SOURCE DATA:
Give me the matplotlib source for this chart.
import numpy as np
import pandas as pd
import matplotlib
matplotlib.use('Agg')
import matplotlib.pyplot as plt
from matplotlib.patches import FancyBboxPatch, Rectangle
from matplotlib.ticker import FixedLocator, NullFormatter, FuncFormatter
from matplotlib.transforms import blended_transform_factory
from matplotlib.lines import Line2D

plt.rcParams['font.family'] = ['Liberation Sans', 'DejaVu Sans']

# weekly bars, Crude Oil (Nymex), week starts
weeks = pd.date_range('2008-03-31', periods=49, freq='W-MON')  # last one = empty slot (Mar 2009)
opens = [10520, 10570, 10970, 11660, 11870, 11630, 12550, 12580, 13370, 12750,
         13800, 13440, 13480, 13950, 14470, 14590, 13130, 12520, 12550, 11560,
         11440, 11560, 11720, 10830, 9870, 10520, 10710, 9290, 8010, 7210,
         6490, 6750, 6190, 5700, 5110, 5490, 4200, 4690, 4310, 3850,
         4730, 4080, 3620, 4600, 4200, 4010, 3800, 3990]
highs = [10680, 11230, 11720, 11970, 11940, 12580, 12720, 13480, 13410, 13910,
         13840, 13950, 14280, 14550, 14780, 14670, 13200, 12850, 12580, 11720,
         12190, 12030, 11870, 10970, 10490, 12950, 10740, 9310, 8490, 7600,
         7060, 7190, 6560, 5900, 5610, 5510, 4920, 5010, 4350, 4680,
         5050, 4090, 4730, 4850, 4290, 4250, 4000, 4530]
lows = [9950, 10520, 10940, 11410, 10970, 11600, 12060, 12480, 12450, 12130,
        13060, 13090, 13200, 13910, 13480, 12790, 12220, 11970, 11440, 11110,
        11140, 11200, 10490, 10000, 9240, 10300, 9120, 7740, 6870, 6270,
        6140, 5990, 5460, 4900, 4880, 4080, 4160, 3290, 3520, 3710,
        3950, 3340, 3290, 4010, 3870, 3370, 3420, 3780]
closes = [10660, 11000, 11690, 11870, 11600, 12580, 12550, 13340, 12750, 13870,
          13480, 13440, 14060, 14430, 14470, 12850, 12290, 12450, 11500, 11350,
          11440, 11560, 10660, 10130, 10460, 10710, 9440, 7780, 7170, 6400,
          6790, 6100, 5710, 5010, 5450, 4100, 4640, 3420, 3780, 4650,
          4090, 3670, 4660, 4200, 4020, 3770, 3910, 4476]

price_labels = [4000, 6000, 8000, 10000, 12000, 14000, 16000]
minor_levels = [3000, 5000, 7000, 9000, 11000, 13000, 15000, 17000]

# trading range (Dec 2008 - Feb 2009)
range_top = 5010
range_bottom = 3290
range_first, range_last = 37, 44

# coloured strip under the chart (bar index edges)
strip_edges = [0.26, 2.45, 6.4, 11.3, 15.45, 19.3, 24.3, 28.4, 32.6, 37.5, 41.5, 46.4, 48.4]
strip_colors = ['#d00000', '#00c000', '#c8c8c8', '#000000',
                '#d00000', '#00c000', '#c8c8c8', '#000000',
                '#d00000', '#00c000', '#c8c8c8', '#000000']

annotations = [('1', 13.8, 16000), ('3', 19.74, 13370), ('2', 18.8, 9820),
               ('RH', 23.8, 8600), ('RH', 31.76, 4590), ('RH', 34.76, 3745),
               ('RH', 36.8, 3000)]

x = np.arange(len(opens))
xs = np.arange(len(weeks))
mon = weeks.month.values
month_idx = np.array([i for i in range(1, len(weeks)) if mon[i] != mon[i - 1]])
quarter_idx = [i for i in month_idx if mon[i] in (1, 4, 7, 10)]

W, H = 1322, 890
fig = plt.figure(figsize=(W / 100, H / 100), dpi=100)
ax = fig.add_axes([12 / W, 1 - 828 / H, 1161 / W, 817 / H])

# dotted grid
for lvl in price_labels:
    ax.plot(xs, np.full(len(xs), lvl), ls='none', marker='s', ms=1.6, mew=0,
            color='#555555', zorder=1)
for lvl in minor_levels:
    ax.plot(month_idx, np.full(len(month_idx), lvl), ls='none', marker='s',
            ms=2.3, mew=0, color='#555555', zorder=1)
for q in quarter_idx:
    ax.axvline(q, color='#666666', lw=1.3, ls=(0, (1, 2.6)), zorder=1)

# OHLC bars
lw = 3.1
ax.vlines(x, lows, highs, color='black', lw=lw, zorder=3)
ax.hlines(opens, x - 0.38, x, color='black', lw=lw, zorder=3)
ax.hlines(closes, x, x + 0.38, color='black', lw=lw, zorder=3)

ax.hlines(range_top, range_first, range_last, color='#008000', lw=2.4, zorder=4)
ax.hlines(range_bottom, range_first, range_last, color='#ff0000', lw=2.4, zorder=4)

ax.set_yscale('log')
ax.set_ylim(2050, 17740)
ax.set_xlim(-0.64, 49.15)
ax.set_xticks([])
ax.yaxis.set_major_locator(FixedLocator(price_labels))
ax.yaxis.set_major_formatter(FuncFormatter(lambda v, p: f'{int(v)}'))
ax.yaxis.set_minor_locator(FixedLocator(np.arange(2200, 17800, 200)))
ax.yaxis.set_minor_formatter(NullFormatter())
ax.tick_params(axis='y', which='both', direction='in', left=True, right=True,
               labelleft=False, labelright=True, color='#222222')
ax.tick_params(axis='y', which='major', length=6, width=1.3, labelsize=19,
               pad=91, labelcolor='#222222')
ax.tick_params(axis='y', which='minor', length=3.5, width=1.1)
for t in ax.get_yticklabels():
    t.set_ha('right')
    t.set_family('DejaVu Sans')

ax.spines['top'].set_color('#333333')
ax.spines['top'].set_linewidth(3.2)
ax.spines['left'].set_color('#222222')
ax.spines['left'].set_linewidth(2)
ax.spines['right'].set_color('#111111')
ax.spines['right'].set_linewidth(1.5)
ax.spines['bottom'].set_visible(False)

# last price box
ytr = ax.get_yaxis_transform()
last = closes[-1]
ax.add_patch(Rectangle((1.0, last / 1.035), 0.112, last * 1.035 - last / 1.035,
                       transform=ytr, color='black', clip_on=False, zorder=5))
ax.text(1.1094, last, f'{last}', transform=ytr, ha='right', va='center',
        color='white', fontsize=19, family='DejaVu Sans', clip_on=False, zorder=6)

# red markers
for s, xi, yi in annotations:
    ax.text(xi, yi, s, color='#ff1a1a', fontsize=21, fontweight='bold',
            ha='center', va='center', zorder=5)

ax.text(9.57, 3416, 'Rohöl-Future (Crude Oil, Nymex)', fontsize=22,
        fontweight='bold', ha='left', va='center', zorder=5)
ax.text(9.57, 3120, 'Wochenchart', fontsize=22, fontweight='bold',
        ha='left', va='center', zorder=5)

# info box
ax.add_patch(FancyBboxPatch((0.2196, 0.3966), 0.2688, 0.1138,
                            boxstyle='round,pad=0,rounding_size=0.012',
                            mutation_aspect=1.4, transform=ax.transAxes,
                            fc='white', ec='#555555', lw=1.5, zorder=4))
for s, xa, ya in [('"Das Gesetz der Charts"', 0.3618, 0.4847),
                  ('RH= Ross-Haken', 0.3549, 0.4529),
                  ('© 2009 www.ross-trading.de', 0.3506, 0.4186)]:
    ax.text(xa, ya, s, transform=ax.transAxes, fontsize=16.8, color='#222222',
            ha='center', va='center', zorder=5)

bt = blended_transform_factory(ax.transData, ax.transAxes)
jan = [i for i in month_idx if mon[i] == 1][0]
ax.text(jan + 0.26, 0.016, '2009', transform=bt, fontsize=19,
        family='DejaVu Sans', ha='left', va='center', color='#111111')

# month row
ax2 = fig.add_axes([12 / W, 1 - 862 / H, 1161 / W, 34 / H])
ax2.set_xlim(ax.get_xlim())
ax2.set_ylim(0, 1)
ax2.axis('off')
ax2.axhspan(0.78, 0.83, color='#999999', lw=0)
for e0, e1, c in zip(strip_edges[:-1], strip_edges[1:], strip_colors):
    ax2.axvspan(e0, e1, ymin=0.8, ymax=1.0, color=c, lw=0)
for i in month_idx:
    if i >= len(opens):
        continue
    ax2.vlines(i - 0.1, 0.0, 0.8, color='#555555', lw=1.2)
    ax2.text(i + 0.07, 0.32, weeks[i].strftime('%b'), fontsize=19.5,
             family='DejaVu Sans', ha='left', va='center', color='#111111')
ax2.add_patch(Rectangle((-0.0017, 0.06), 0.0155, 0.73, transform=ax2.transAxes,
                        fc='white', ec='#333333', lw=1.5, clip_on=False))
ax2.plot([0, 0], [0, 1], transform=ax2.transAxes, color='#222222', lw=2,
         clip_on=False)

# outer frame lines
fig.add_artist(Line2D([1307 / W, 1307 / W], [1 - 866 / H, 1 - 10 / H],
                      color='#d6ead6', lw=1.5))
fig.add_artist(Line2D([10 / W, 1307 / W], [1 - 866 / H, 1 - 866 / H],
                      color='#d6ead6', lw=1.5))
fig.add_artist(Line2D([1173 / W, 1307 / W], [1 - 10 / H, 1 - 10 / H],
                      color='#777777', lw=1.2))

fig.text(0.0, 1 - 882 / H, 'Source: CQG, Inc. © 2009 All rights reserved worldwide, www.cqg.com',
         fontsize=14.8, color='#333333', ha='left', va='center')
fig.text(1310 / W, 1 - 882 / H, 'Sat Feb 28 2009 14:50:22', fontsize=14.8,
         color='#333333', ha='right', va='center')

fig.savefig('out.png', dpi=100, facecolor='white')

GOAL:
Return a word-for-word copy of the lines from the beginning of the listing to the line holding "plt.rcParams['font.family'] = ['Liberation", both kept.

SOLUTION FOR THIS TASK:
Give me the matplotlib source for this chart.
import numpy as np
import pandas as pd
import matplotlib
matplotlib.use('Agg')
import matplotlib.pyplot as plt
from matplotlib.patches import FancyBboxPatch, Rectangle
from matplotlib.ticker import FixedLocator, NullFormatter, FuncFormatter
from matplotlib.transforms import blended_transform_factory
from matplotlib.lines import Line2D

plt.rcParams['font.family'] = ['Liberation Sans', 'DejaVu Sans']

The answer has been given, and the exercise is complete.